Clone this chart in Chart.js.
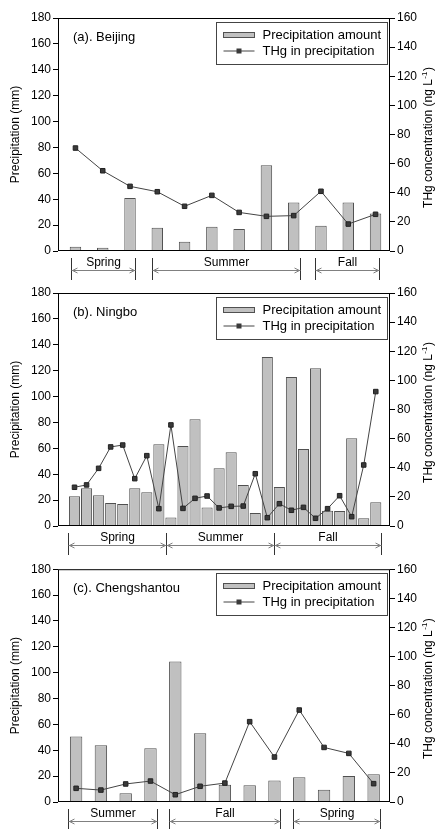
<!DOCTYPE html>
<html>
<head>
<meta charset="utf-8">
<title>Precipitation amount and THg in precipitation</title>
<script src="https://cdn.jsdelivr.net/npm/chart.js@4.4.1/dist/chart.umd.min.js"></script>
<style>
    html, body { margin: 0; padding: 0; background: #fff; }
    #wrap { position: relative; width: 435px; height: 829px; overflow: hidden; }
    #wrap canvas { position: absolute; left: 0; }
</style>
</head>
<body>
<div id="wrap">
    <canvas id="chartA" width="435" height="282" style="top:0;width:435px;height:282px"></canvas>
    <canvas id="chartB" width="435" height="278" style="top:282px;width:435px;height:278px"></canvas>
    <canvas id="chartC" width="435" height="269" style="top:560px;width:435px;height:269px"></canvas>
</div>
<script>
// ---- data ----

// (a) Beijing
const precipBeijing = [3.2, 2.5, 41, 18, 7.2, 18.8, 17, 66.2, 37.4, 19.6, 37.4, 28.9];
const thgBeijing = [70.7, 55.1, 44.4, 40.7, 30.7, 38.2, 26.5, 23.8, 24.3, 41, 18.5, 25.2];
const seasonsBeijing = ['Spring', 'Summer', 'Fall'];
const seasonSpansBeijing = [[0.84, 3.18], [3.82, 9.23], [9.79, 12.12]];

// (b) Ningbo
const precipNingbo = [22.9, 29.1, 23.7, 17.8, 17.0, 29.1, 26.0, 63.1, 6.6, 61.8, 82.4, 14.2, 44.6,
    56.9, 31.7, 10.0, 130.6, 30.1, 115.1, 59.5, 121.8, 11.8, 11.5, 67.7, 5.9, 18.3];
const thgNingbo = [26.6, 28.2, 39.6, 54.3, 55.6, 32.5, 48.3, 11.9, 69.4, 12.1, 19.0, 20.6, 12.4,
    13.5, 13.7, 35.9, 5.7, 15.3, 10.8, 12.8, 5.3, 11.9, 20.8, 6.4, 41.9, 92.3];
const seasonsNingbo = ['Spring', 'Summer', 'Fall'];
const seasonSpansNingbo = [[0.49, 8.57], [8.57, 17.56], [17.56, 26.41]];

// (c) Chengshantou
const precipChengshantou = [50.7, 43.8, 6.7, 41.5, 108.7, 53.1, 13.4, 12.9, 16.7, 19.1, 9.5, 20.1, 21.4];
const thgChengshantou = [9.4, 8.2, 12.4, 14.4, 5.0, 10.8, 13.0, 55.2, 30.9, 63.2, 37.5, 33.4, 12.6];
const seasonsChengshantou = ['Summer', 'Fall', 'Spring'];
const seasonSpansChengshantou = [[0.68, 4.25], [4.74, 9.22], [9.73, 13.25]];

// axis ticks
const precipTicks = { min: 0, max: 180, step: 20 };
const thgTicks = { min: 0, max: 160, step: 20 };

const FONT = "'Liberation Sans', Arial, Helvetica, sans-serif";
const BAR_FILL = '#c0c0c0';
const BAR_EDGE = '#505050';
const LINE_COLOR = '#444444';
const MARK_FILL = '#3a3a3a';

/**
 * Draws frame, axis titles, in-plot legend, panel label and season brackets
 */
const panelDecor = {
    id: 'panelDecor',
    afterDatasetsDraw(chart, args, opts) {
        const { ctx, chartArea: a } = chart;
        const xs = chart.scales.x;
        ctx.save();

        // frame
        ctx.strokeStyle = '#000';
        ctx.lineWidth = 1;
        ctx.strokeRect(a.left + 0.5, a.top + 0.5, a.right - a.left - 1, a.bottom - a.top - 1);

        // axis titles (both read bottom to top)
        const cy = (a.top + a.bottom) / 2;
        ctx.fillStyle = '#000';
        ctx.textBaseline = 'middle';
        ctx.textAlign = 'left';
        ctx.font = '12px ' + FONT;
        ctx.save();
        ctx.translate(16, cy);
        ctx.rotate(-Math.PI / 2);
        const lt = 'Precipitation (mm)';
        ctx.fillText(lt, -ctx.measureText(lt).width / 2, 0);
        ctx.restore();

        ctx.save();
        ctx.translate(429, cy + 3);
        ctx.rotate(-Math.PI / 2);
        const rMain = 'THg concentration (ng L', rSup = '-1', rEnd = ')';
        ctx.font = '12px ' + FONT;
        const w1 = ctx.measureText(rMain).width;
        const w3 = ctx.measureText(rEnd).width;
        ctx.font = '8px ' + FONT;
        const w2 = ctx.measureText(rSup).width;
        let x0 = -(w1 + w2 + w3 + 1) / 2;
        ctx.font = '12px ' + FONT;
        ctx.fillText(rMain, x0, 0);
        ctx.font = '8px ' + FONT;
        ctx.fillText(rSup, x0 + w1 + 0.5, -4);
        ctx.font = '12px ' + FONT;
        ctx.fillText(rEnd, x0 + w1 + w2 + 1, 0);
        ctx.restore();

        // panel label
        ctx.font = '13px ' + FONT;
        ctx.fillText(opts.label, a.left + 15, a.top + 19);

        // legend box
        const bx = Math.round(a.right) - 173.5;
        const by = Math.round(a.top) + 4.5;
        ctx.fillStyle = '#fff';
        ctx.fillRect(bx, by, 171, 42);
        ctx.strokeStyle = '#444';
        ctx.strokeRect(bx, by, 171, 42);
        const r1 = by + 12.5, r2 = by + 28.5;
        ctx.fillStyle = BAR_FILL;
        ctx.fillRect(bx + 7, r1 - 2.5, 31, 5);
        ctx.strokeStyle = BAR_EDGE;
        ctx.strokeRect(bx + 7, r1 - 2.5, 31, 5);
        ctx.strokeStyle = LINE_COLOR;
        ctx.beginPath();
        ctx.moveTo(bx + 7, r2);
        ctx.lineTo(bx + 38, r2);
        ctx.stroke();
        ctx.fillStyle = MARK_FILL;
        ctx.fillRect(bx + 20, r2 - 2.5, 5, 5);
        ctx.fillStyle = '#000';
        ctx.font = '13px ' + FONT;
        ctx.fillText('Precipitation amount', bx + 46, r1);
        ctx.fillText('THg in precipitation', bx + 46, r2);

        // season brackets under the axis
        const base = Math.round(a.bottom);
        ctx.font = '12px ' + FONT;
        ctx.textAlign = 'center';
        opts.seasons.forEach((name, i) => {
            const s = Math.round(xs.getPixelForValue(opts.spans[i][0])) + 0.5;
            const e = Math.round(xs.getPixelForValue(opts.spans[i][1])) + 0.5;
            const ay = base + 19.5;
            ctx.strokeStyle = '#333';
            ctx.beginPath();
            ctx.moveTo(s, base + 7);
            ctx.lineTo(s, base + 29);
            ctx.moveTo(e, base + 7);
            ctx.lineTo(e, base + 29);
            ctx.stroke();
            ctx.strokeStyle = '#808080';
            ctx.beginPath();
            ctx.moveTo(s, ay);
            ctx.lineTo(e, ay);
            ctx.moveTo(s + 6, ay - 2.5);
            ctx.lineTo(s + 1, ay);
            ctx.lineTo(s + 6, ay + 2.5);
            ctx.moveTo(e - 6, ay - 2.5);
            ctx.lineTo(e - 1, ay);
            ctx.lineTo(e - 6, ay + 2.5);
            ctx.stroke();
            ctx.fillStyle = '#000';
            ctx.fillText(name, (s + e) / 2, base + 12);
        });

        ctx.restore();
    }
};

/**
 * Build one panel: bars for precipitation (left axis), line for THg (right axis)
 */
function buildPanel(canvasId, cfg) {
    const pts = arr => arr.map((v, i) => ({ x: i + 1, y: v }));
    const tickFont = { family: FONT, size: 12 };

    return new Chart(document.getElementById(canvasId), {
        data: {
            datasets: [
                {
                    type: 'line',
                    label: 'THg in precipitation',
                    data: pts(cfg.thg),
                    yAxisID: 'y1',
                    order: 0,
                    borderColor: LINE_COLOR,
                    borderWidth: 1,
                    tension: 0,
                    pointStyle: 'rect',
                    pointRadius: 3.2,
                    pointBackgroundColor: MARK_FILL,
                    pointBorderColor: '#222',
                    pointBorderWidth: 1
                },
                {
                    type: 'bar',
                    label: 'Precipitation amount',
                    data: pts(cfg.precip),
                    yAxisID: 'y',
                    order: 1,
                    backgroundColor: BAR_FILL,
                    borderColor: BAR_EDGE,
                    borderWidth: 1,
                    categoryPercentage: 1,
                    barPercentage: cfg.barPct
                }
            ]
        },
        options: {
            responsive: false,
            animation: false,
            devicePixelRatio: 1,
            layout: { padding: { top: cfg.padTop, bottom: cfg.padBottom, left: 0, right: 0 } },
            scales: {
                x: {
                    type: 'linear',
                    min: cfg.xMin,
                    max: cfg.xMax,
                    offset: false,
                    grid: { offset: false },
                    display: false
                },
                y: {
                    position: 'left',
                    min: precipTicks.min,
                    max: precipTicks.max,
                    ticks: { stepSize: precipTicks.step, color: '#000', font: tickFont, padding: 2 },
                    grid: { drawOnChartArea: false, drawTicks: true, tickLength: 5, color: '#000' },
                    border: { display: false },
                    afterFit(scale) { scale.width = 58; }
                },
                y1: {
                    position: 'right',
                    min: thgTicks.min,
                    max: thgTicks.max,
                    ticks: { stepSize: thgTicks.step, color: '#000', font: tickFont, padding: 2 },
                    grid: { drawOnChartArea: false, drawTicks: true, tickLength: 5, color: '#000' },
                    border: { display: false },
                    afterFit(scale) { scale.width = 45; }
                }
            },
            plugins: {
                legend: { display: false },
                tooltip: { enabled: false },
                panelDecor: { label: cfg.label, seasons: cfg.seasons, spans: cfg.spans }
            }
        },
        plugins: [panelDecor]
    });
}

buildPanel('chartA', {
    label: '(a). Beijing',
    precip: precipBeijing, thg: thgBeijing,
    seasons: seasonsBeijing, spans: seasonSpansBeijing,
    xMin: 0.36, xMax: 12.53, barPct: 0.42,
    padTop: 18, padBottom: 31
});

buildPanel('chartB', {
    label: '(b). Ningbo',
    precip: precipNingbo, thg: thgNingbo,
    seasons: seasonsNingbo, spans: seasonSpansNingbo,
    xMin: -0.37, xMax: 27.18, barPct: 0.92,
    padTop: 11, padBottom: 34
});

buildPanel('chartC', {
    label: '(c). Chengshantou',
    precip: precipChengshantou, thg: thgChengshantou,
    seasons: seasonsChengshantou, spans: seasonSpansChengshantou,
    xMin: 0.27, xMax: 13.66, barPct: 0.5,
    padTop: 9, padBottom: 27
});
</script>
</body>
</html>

> WORK TO DO
Without the pictures, please reproduce each line of the listing above exactly, from the first one through the line bearing "9.23], [9.79, 12.12]];".

> SOLUTION BELOW
Clone this chart in Chart.js.
<!DOCTYPE html>
<html>
<head>
<meta charset="utf-8">
<title>Precipitation amount and THg in precipitation</title>
<script src="https://cdn.jsdelivr.net/npm/chart.js@4.4.1/dist/chart.umd.min.js"></script>
<style>
    html, body { margin: 0; padding: 0; background: #fff; }
    #wrap { position: relative; width: 435px; height: 829px; overflow: hidden; }
    #wrap canvas { position: absolute; left: 0; }
</style>
</head>
<body>
<div id="wrap">
    <canvas id="chartA" width="435" height="282" style="top:0;width:435px;height:282px"></canvas>
    <canvas id="chartB" width="435" height="278" style="top:282px;width:435px;height:278px"></canvas>
    <canvas id="chartC" width="435" height="269" style="top:560px;width:435px;height:269px"></canvas>
</div>
<script>
// ---- data ----

// (a) Beijing
const precipBeijing = [3.2, 2.5, 41, 18, 7.2, 18.8, 17, 66.2, 37.4, 19.6, 37.4, 28.9];
const thgBeijing = [70.7, 55.1, 44.4, 40.7, 30.7, 38.2, 26.5, 23.8, 24.3, 41, 18.5, 25.2];
const seasonsBeijing = ['Spring', 'Summer', 'Fall'];
const seasonSpansBeijing = [[0.84, 3.18], [3.82, 9.23], [9.79, 12.12]];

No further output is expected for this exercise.